Scan the listing below. Report each line that includes "React".
(begin)
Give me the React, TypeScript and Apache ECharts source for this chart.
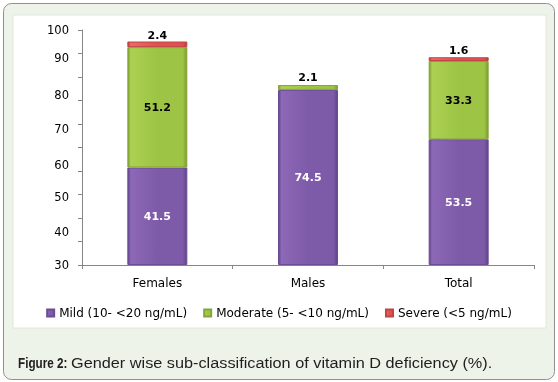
import React, { useEffect, useRef } from "react";
import * as echarts from "echarts";

const categories = ["Females", "Males", "Total"];
const mildValues = [41.5, 74.5, 53.5];
const moderateValues = [51.2, 2.1, 33.3];
const severeValues: (number | null)[] = [2.4, null, 1.6];
const seriesNames = ["Mild (10- <20 ng/mL)", "Moderate (5- <10 ng/mL)", "Severe (<5 ng/mL)"];
const yTickLabels = ["30", "40", "50", "60", "70", "80", "90", "100"];
const yTickLabelValues = [0, 14, 29, 42.5, 58, 72.5, 88, 100];
const yTickValues = [0, 10, 20, 30, 40, 50, 60, 70, 80, 90, 100];
const captionBold = "Figure 2:";
const captionText = "Gender wise sub-classification of vitamin D deficiency (%).";

const FONT = "DejaVu Sans";

function barGradient(edge: string, light: string, mid: string) {
  return new echarts.graphic.LinearGradient(0, 0, 1, 0, [
    { offset: 0, color: edge },
    { offset: 0.05, color: light },
    { offset: 0.5, color: mid },
    { offset: 0.93, color: mid },
    { offset: 1, color: edge },
  ]);
}

export default function App() {
  const ref = useRef<HTMLDivElement>(null);
  useEffect(() => {
    if (!ref.current) return;
    const chart = echarts.init(ref.current, null, { renderer: "svg" });
    const purple = barGradient("#5f4489", "#8c68b6", "#7e5ba8");
    const green = barGradient("#7d9c30", "#acd152", "#9ec445");
    const red = barGradient("#b83a3a", "#ec6a6a", "#e05050");
    const boldLabel = { fontFamily: FONT, fontSize: 11, fontWeight: "bold" as const };
    chart.setOption({
      animation: false,
      graphic: [
        {
          type: "rect",
          z: -100,
          silent: true,
          shape: { x: 3.5, y: 3.5, width: 551, height: 376, r: 8 },
          style: { fill: "#eef3e9", stroke: "#8f8f8f", lineWidth: 1 },
        },
        {
          type: "rect",
          z: -99,
          silent: true,
          shape: { x: 13, y: 15, width: 533, height: 313 },
          style: { fill: "#ffffff", stroke: "#e2e6de", lineWidth: 1 },
        },
        {
          type: "text",
          x: 18,
          y: 363,
          scaleX: 0.78,
          style: {
            text: captionBold,
            fontFamily: "Liberation Sans",
            fontSize: 15,
            fontWeight: "bold",
            fill: "#1e1e1e",
            verticalAlign: "middle",
          },
        },
        {
          type: "text",
          x: 71,
          y: 363,
          scaleX: 1.085,
          style: {
            text: captionText,
            fontFamily: "Liberation Sans",
            fontSize: 15,
            fill: "#1e1e1e",
            verticalAlign: "middle",
          },
        },
      ],
      legend: {
        top: 302,
        left: "center",
        itemWidth: 7,
        itemHeight: 7,
        itemGap: 16,
        icon: "rect",
        textStyle: { fontFamily: FONT, fontSize: 12, color: "#000" },
        data: seriesNames,
      },
      grid: { left: 82, right: 24, top: 30, bottom: 117, outerBoundsMode: "none" },
      xAxis: {
        type: "category",
        data: categories,
        axisLine: { lineStyle: { color: "#868686" } },
        axisTick: { show: true, alignWithLabel: false, length: 4, lineStyle: { color: "#868686" } },
        axisLabel: { fontFamily: FONT, fontSize: 12, color: "#000", margin: 12 },
      },
      yAxis: {
        type: "value",
        min: 0,
        max: 100,
        interval: 10,
        splitLine: { show: false },
        axisLine: { show: true, lineStyle: { color: "#868686" } },
        axisTick: { show: true, length: 4, customValues: yTickValues, lineStyle: { color: "#868686" } },
        axisLabel: {
          fontFamily: FONT,
          fontSize: 11.5,
          color: "#000",
          margin: 13,
          customValues: yTickLabelValues,
          formatter: (v: number) => {
            const i = yTickLabelValues.indexOf(v);
            return i >= 0 ? yTickLabels[i] : "";
          },
        },
      },
      series: [
        {
          name: seriesNames[0],
          type: "bar",
          stack: "total",
          barWidth: 60,
          data: mildValues,
          itemStyle: { color: purple, borderColor: "#6a4d94", borderWidth: 1 },
          label: { show: true, position: "inside", color: "#fff", ...boldLabel },
        },
        {
          name: seriesNames[1],
          type: "bar",
          stack: "total",
          barWidth: 60,
          data: moderateValues.map((v, i) =>
            severeValues[i] == null ? { value: v, label: { position: "top", distance: 2 } } : v
          ),
          itemStyle: { color: green, borderColor: "#86a53a", borderWidth: 1 },
          label: { show: true, position: "inside", color: "#000", ...boldLabel },
        },
        {
          name: seriesNames[2],
          type: "bar",
          stack: "total",
          barWidth: 60,
          data: severeValues,
          itemStyle: { color: red, borderColor: "#c04444", borderWidth: 1 },
          label: { show: true, position: "top", distance: 1, color: "#000", ...boldLabel },
        },
      ],
    });
    return () => chart.dispose();
  }, []);
  return (
    <div
      ref={ref}
      style={{ position: "fixed", left: 0, top: 0, width: 558, height: 382 }}
    />
  );
}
(end)
- _Final result_
Give me the React, TypeScript and Apache ECharts source for this chart.
import React, { useEffect, useRef } from "react";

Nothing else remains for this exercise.